With the post-WW2 reconstruction of Europe new ways of building arrived. The Swiss-French architect Le Corbusier was a big ideas man, he wanted to rebuild Paris as a city of towers in green space, with wider roads for cars. This became the dominant paradigm in this frantic period of re-building using industrialised building technologies. Some communities resisted this so-called slum clearing, both here and overseas. A similar debate was raging in Sydney over redevelopment in Waterloo and Woolloomooloo in the 1970s. Towers were abandoned in favour of new low- and medium-rise housing types.
Many studies and projects have demonstrated that big cities can work fine, better socially and environmentally with low-rise. Low- and medium-rise is greener, cheaper, and can achieve densities comparable with high-rise. Towers need to be spaced out to achieve acceptable sun, light and privacy; hence diminishing returns with height. Developers like high-rise in high-demand locations where they increase the yield and capture views, whilst externalising the impacts.
Most of the new urban world is low- to medium-rise, not lift dependent. A fine-grain renewal of Sydney at two storeys would accommodate its growth within the current urban area. This would require much more equitable sharing of space; the big houses on big blocks should go.
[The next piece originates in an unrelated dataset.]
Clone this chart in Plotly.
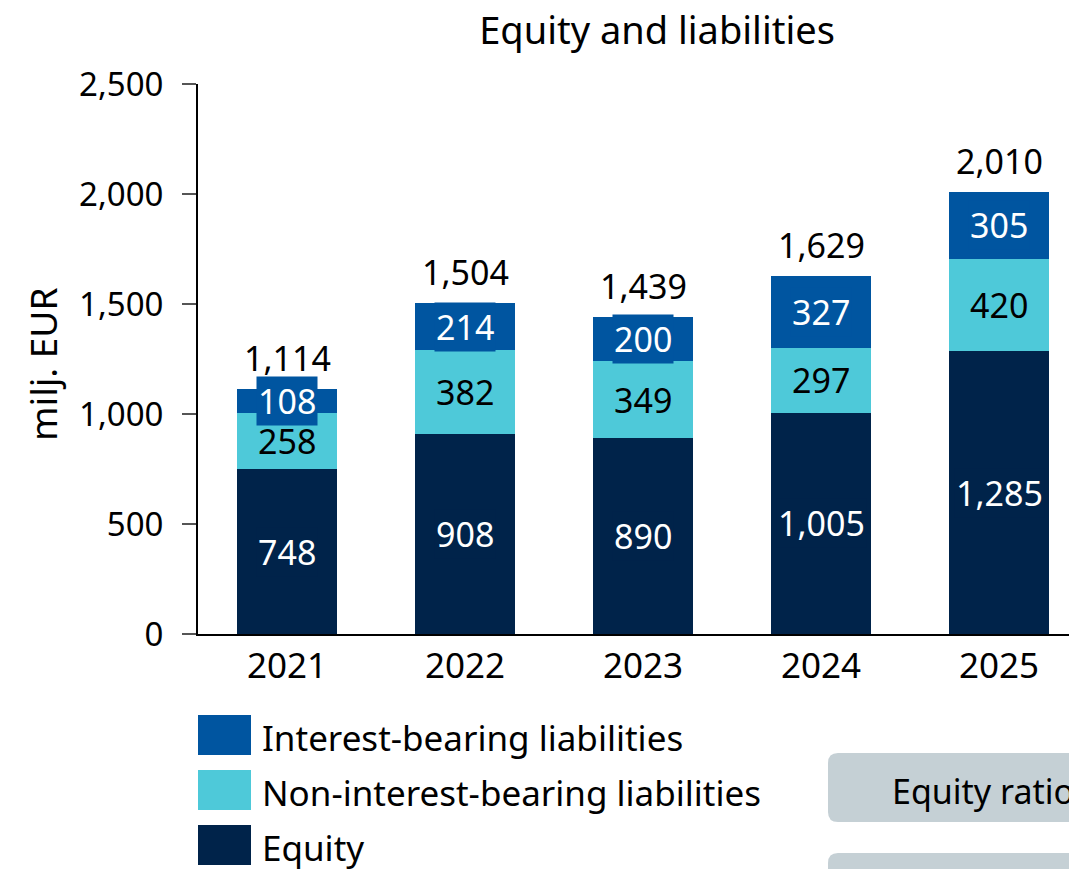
import plotly.graph_objects as go

years = ["2021", "2022", "2023", "2024", "2025"]
equity = [748, 908, 890, 1005, 1285]
non_interest = [258, 382, 349, 297, 420]
interest = [108, 214, 200, 327, 305]
totals = [1114, 1504, 1439, 1629, 2010]

series_names = ["Equity", "Non-interest-bearing liabilities", "Interest-bearing liabilities"]
colors = ["#00234A", "#4EC9D9", "#0055A0"]
text_colors = ["white", "black", "white"]
series_values = [equity, non_interest, interest]

W, H = 1069, 869
L, R, T, B = 198, 0, 84, 235
FONT = "Noto Sans"
LBL = 34

fig = go.Figure()
for name, vals, col in zip(series_names, series_values, colors):
    fig.add_trace(go.Bar(x=years, y=vals, name=name, marker=dict(color=col, line=dict(width=0)),
                         showlegend=False, hoverinfo="skip"))

# segment labels
for s_idx, (vals, col, tc) in enumerate(zip(series_values, colors, text_colors)):
    for i in range(len(years)):
        base = sum(series_values[k][i] for k in range(s_idx))
        fig.add_annotation(x=i, y=base + vals[i] / 2, text=f"{vals[i]:,}", showarrow=False,
                           font=dict(family=FONT, size=LBL, color=tc), bgcolor=col, borderpad=1,
                           xref="x", yref="y")

# totals
for i, t in enumerate(totals):
    fig.add_annotation(x=i, y=t, text=f"{t:,}", showarrow=False, yanchor="bottom", yshift=6,
                       font=dict(family=FONT, size=LBL, color="black"), xref="x", yref="y")

pw, ph = W - L - R, H - T - B
def px(x):
    return (x - L) / pw
def py(y):
    return (H - B - y) / ph

# custom legend
legend_order = [2, 1, 0]
for row, idx in enumerate(legend_order):
    top = 715 + row * 55
    fig.add_shape(type="rect", xref="paper", yref="paper", x0=px(198), x1=px(251),
                  y0=py(top + 40), y1=py(top), fillcolor=colors[idx], line=dict(width=0))
    fig.add_annotation(xref="paper", yref="paper", x=px(260), y=py(top + 22), xanchor="left",
                       yanchor="middle", text=series_names[idx], showarrow=False,
                       font=dict(family=FONT, size=35, color="black"))

def rounded(x0, y0, x1, y1, r=10):
    def P(x, y):
        return f"{px(x)},{py(y)}"
    return (f"M {P(x0 + r, y0)} L {P(x1 - r, y0)} Q {P(x1, y0)} {P(x1, y0 + r)} "
            f"L {P(x1, y1 - r)} Q {P(x1, y1)} {P(x1 - r, y1)} L {P(x0 + r, y1)} "
            f"Q {P(x0, y1)} {P(x0, y1 - r)} L {P(x0, y0 + r)} Q {P(x0, y0)} {P(x0 + r, y0)} Z")

fig.add_shape(type="path", xref="paper", yref="paper", path=rounded(828, 753, 1120, 822),
              fillcolor="#C5D0D5", line=dict(width=0))
fig.add_shape(type="path", xref="paper", yref="paper", path=rounded(828, 853, 1120, 920),
              fillcolor="#C5D0D5", line=dict(width=0))
fig.add_annotation(xref="paper", yref="paper", x=px(890), y=py(791), xanchor="left", yanchor="middle",
                   text="Equity ratio", showarrow=False, font=dict(family=FONT, size=LBL, color="black"))

# y-axis title
fig.add_annotation(xref="paper", yref="paper", x=px(42), y=py(365), xanchor="center", yanchor="middle",
                   text="milj. EUR", textangle=-90, showarrow=False,
                   font=dict(family=FONT, size=37, color="black"))

fig.update_layout(
    width=W, height=H, barmode="stack", bargap=0.44,
    margin=dict(l=L, r=R, t=T, b=B, autoexpand=False),
    plot_bgcolor="white", paper_bgcolor="white",
    font=dict(family=FONT, size=LBL, color="black"),
    title=dict(text="Equity and liabilities", x=657 / W, xanchor="center", y=1 - 31 / H,
               yanchor="middle", font=dict(family=FONT, size=38, color="black")),
    xaxis=dict(type="category", range=[-0.5, -0.5 + pw / 178], showline=True, linecolor="black",
               linewidth=2, ticks="", tickfont=dict(family=FONT, size=35, color="black"),
               showgrid=False, fixedrange=True),
    yaxis=dict(range=[0, 2500], tickvals=[0, 500, 1000, 1500, 2000, 2500], tickformat=",",
               showline=True, linecolor="black", linewidth=2, ticks="outside", ticklen=14,
               tickcolor="#555555", tickwidth=1.5, showgrid=False, zeroline=False,
               tickfont=dict(family=FONT, size=33, color="black"), ticklabelstandoff=12,
               fixedrange=True),
)
fig.write_html("out.html", config={"displayModeBar": False},
               post_script="document.body.style.margin='0';")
With a better spread of jobs and facilities, a decent modern transport system and greatly reduced car use, this would produce a much more efficient and pleasant city than what we know. The vested interests against this are huge. As with many of our key issues, the technical solutions are evident but for an absence of political courage.
Our model in the last 20 years has been a political fix, not good planning. This model has entailed putting high density medium- and high-rise dwellings mostly into old centres allied to stations, as well as sucking up the former industrial areas. Established suburbs, which have mostly seen the replacement of small houses with larger ones, have been avoided. Decreasing household sizes have also resulted in such suburbs housing fewer people. This is a patchwork model mostly providing poor quality housing for renters and is hugely socially polarising.
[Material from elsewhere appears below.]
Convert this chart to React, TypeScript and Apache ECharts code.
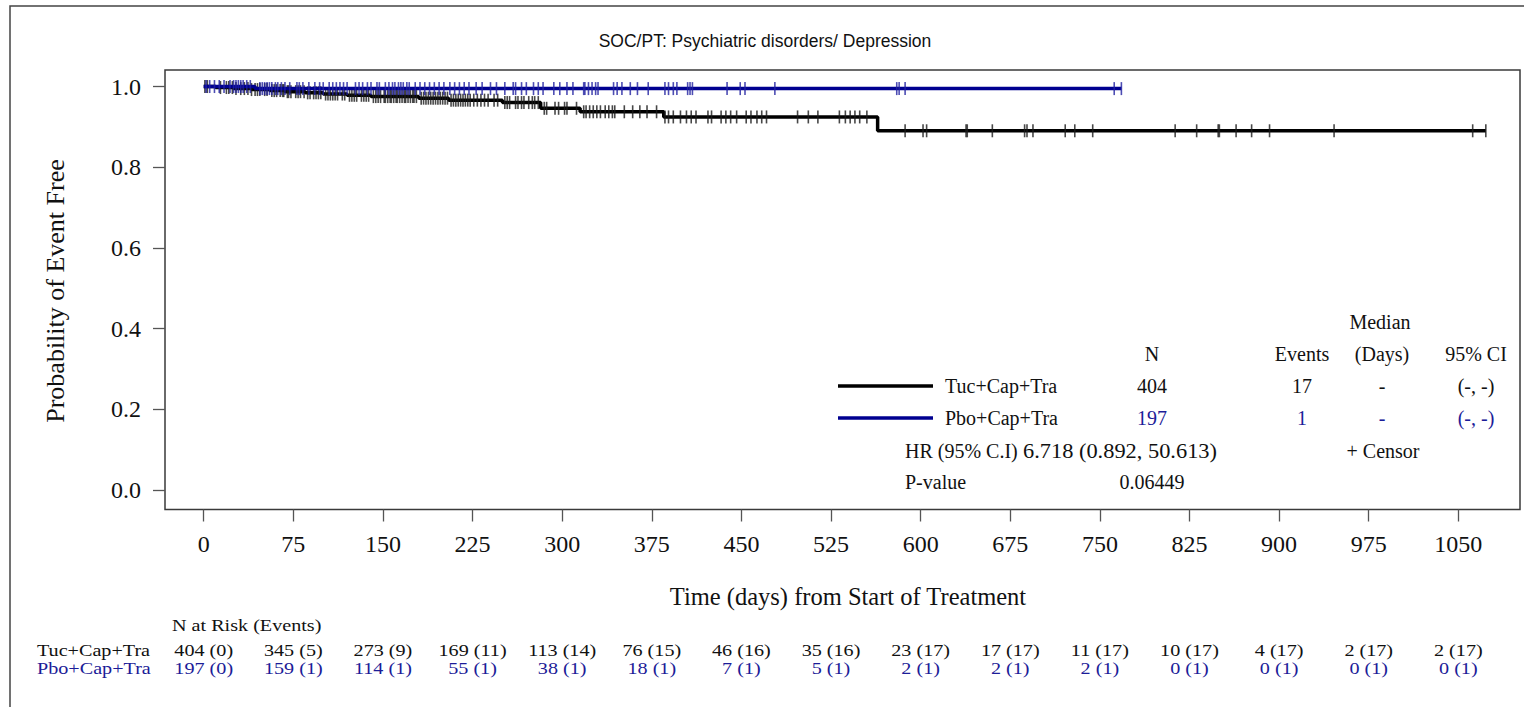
import React, { useEffect, useRef } from 'react';
import * as echarts from 'echarts';

// ---- data ----
const xTicks = [0, 75, 150, 225, 300, 375, 450, 525, 600, 675, 750, 825, 900, 975, 1050];
const yTicks = [0, 0.2, 0.4, 0.6, 0.8, 1.0];

const groupNames = ['Tuc+Cap+Tra', 'Pbo+Cap+Tra'];

// Kaplan-Meier steps: [time (days), survival after the event]
const tucSteps: [number, number][] = [
  [0, 1.0], [10, 0.9975], [25, 0.995], [40, 0.9925], [55, 0.9899], [68, 0.9873],
  [85, 0.9844], [100, 0.9814], [120, 0.9783], [140, 0.9751], [180, 0.9712], [205, 0.9663],
  [250, 0.9603], [282, 0.9461], [315, 0.9375], [385, 0.9247], [564, 0.8904], [1073, 0.8904],
];
const pboSteps: [number, number][] = [
  [0, 1.0], [43, 0.9949], [768, 0.9949],
];

// censor marks (days)
const tucCensor = [
  1, 3, 14, 19, 21, 24, 27, 31, 34, 37, 40, 43, 45, 47, 51, 53, 57, 59, 61, 64, 66, 67, 70, 71, 73,
  77, 79, 81, 84, 87, 89, 92, 94, 96, 98, 102, 104, 106, 108, 110, 112, 116, 118, 122, 124, 126, 128,
  132, 134, 136, 138, 142, 144, 146, 148,
  151, 152, 154, 156, 157, 159, 161, 162, 164, 166, 168, 169, 171, 173, 175, 176, 178, 182, 184, 186,
  188, 190, 192, 194, 196, 198, 200, 202, 204, 207, 209, 211, 213, 215, 217, 219, 221, 223,
  226, 229, 232, 235, 238, 243, 246, 252, 254, 256, 261, 263, 266, 268, 272, 275, 277, 280, 285, 287, 294, 297,
  302, 304, 312, 318, 320, 323, 326, 329, 332, 336, 339, 342, 344, 352, 359, 365, 371,
  379, 386, 389, 393, 399, 404, 408, 412, 422, 425, 433, 437, 441, 446,
  454, 458, 463, 467, 471, 497, 506, 514,
  532, 537, 541, 545, 549, 555, 587,
  602, 605, 638, 639, 660, 687, 689, 694, 721, 729, 744, 813, 831, 849, 850, 864, 877, 892, 946, 1062, 1073,
];
const pboCensor = [
  2, 5, 9, 13, 17, 22, 25, 27, 29, 31, 33, 36, 39, 47, 49, 51, 53, 55, 57, 60, 62, 65, 68, 72,
  78, 80, 83, 88, 93, 97, 100, 105, 108, 111, 114, 117, 120, 127, 130, 133, 137, 140, 145, 147,
  152, 155, 158, 160, 163, 165, 167, 170, 172, 177, 181, 185, 189, 193, 197, 201, 206, 210, 214, 218, 222,
  228, 233, 240, 245, 252, 259, 261, 266, 270, 276, 280, 284, 293, 298,
  304, 309, 318, 319, 322, 325, 328, 330, 343, 346, 350, 357, 363, 372,
  386, 389, 393, 396, 405, 407, 409, 438, 449,
  453, 478, 580, 582, 587, 762, 768,
];

// number at risk (events) at each x tick
const tucAtRisk = ['404 (0)', '345 (5)', '273 (9)', '169 (11)', '113 (14)', '76 (15)', '46 (16)', '35 (16)', '23 (17)', '17 (17)', '11 (17)', '10 (17)', '4 (17)', '2 (17)', '2 (17)'];
const pboAtRisk = ['197 (0)', '159 (1)', '114 (1)', '55 (1)', '38 (1)', '18 (1)', '7 (1)', '5 (1)', '2 (1)', '2 (1)', '2 (1)', '0 (1)', '0 (1)', '0 (1)', '0 (1)'];

// summary table
const statHeader = ['N', 'Events', '(Days)', '95% CI'];
const tucStats = ['404', '17', '-', '(-, -)'];
const pboStats = ['197', '1', '-', '(-, -)'];
const hrText = '6.718 (0.892, 50.613)';
const pValue = '0.06449';

const BLACK = '#000000';
const BLUE = '#000090';
const BLUE_TXT = '#1c1c98';
const SERIF = 'Liberation Serif';

function survAt(steps: [number, number][], t: number) {
  let s = steps[0][1];
  for (const [tt, v] of steps) if (tt <= t) s = v;
  return s;
}

function txt(text: string, x: number, y: number, size: number, color = '#111', align = 'left', family = SERIF, extra: any = {}) {
  return {
    type: 'text',
    x,
    y,
    silent: true,
    ...extra,
    style: {
      text,
      fontSize: size,
      fontFamily: family,
      fill: color,
      align,
      textAlign: align,
      verticalAlign: 'middle',
      textVerticalAlign: 'middle',
      lineHeight: size,
    },
  };
}

export default function App() {
  const ref = useRef<HTMLDivElement>(null);
  useEffect(() => {
    document.body.style.margin = '0';
    const chart = echarts.init(ref.current!, null, { renderer: 'svg' });
    const option: any = {
      animation: false,
      backgroundColor: '#ffffff',
      grid: {
        left: 165, top: 70, right: 4, bottom: 197.5,
        show: true, borderColor: '#3a3a3a', borderWidth: 1.5,
        outerBoundsMode: 'none',
      },
      xAxis: {
        type: 'value', min: -32.4, max: 1101.6,
        axisLine: { show: false, onZero: false },
        splitLine: { show: false },
        axisTick: { show: true, inside: false, length: 12, customValues: xTicks, lineStyle: { color: '#555', width: 1.3 } },
        axisLabel: { customValues: xTicks, fontSize: 24, fontFamily: SERIF, color: '#111', margin: 22, formatter: (v: number) => String(v) },
      },
      yAxis: {
        type: 'value', min: -0.048, max: 1.041,
        axisLine: { show: false, onZero: false },
        splitLine: { show: false },
        axisTick: { show: true, inside: false, length: 12, customValues: yTicks, lineStyle: { color: '#555', width: 1.3 } },
        axisLabel: { customValues: yTicks, fontSize: 24, fontFamily: SERIF, color: '#111', margin: 24, formatter: (v: number) => v.toFixed(1) },
      },
      series: [
        {
          name: groupNames[0], type: 'line', step: 'end', showSymbol: false, silent: true,
          data: tucSteps, lineStyle: { color: BLACK, width: 3.5 }, itemStyle: { color: BLACK }, z: 2,
        },
        {
          name: groupNames[0] + ' censor', type: 'scatter', silent: true, symbol: 'rect', symbolSize: [1.6, 13],
          data: tucCensor.map((t) => [t, survAt(tucSteps, t)]), itemStyle: { color: '#1a1a1a' }, z: 3,
        },
        {
          name: groupNames[1], type: 'line', step: 'end', showSymbol: false, silent: true,
          data: pboSteps, lineStyle: { color: BLUE, width: 3.5 }, itemStyle: { color: BLUE }, z: 4,
        },
        {
          name: groupNames[1] + ' censor', type: 'scatter', silent: true, symbol: 'rect', symbolSize: [1.6, 13],
          data: pboCensor.map((t) => [t, survAt(pboSteps, t)]), itemStyle: { color: '#2020a0' }, z: 5,
        },
      ],
    };
    chart.setOption(option);

    const px = (d: number) => chart.convertToPixel({ xAxisIndex: 0 }, d) as number;
    const g: any[] = [];
    // outer frame (top & left)
    g.push({ type: 'polyline', silent: true, shape: { points: [[10, 707], [10, 6], [1524, 6]] }, style: { stroke: '#444', lineWidth: 1.5, fill: null } });
    // title
    g.push(txt('SOC/PT: Psychiatric disorders/ Depression', 765, 41, 17.5, '#111', 'center', 'Liberation Sans'));
    // axis titles
    g.push(txt('Probability of Event Free', 55, 291, 26, '#111', 'center', SERIF, { rotation: Math.PI / 2 }));
    g.push(txt('Time (days) from Start of Treatment', 848, 596, 24.5, '#111', 'center'));

    // summary table
    const FS = 20;
    const colX = [1152, 1302, 1382, 1476];
    g.push(txt('Median', 1380, 322, FS, '#111', 'center'));
    statHeader.forEach((h, i) => g.push(txt(h, colX[i], 354, FS, '#111', 'center')));
    g.push({ type: 'line', silent: true, shape: { x1: 838, y1: 386, x2: 933, y2: 386 }, style: { stroke: BLACK, lineWidth: 3.5 } });
    g.push({ type: 'line', silent: true, shape: { x1: 838, y1: 418, x2: 933, y2: 418 }, style: { stroke: BLUE, lineWidth: 3.5 } });
    g.push(txt(groupNames[0], 945, 386, FS, '#111'));
    g.push(txt(groupNames[1], 945, 418, FS, '#111'));
    tucStats.forEach((s, i) => g.push(txt(s, colX[i], 386, FS, '#111', 'center')));
    pboStats.forEach((s, i) => g.push(txt(s, colX[i], 418, FS, BLUE_TXT, 'center')));
    g.push(txt('HR (95% C.I)', 905, 451, FS, '#111'));
    g.push(txt(hrText, 1023, 451, FS, '#111', 'left', SERIF, { scaleX: 1.12 }));
    g.push(txt('+ Censor', 1383, 451, FS, '#111', 'center'));
    g.push(txt('P-value', 905, 482, FS, '#111'));
    g.push(txt(pValue, 1152, 482, FS, '#111', 'center'));

    // at-risk table
    const AS = 16;
    const SX = 1.26;
    g.push(txt('N at Risk (Events)', 172, 626, AS, '#111', 'left', SERIF, { scaleX: SX }));
    g.push(txt(groupNames[0], 37, 651, AS, '#111', 'left', SERIF, { scaleX: SX }));
    g.push(txt(groupNames[1], 37, 669, AS, BLUE_TXT, 'left', SERIF, { scaleX: SX }));
    xTicks.forEach((t, i) => {
      const x = px(t);
      g.push(txt(tucAtRisk[i], x, 651, AS, '#111', 'center', SERIF, { scaleX: SX }));
      g.push(txt(pboAtRisk[i], x, 669, AS, BLUE_TXT, 'center', SERIF, { scaleX: SX }));
    });
    chart.setOption({ graphic: g });

    return () => chart.dispose();
  }, []);
  return <div ref={ref} style={{ width: 1524, height: 707 }} />;
}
Of course, variations in density related to location and transport are sensible, including some high-rise for the wealthy in the centres. But not this current highly distorted model, which is also not the route to affordable housing close to jobs and services.
Our exclusionary planning controls are a big part of the problem; swags of Sydney are quarantined for large detached houses on large lots. Swags of Sydney have poor quality obsolete housing that can readily take low-rise medium density, not the bulkier McMansions encouraged by our tax regime. The planning controls prevent this necessary transition. It is easier to pick off the cherries in the inner city.
This is because the taller the building, the broader the spacing required for sun, light and privacy as well as landscaping and recreation space – diminishing returns, unless marketing views is the drive. High-rise may be about twice as dense as a terraced suburb, but not much more than medium-rise such as the recent infill flats in Redfern demonstrate (see photo of Poets Corner).
Only about half the city is housing, excluding the roads. It would be easier to compact the city by reducing road and parking space than by a major jump in the density.
The selective, lumpy development of Sydney over the last 20 years is socially divisive: Sydney is running out of the politically easy options. We need to tackle the suburbs.
There are limited opportunities along transport corridors including the Eveleigh to Central belt. However the potential of Eveleigh to Central has been greatly exaggerated by the lobbyists. It presents a lot of technical and environmental challenges, and will be a minor player in the growth of the city. And this form of development will not be affordable; the suggestion that it may have to be up to 90 storeys to justify the costs of building over the railway is laughable, as costs escalate with height.
We cannot avoid re-thinking the established suburbs; this is a political not a planning issue. High-rise is not a significant solution to urban housing in Sydney. It is more expensive, much less green, and qualitatively inferior for the needs of most people compared with low-rise in the suburbs, with scope for medium-rise in our centres.
When people are consulted/participate they can make the hard choices (for their kids at least). A proper process can allow re-thinking the suburbs to occur. The inner city will continue to grow, but it will be a small part of the re-urbanisation that needs to happen.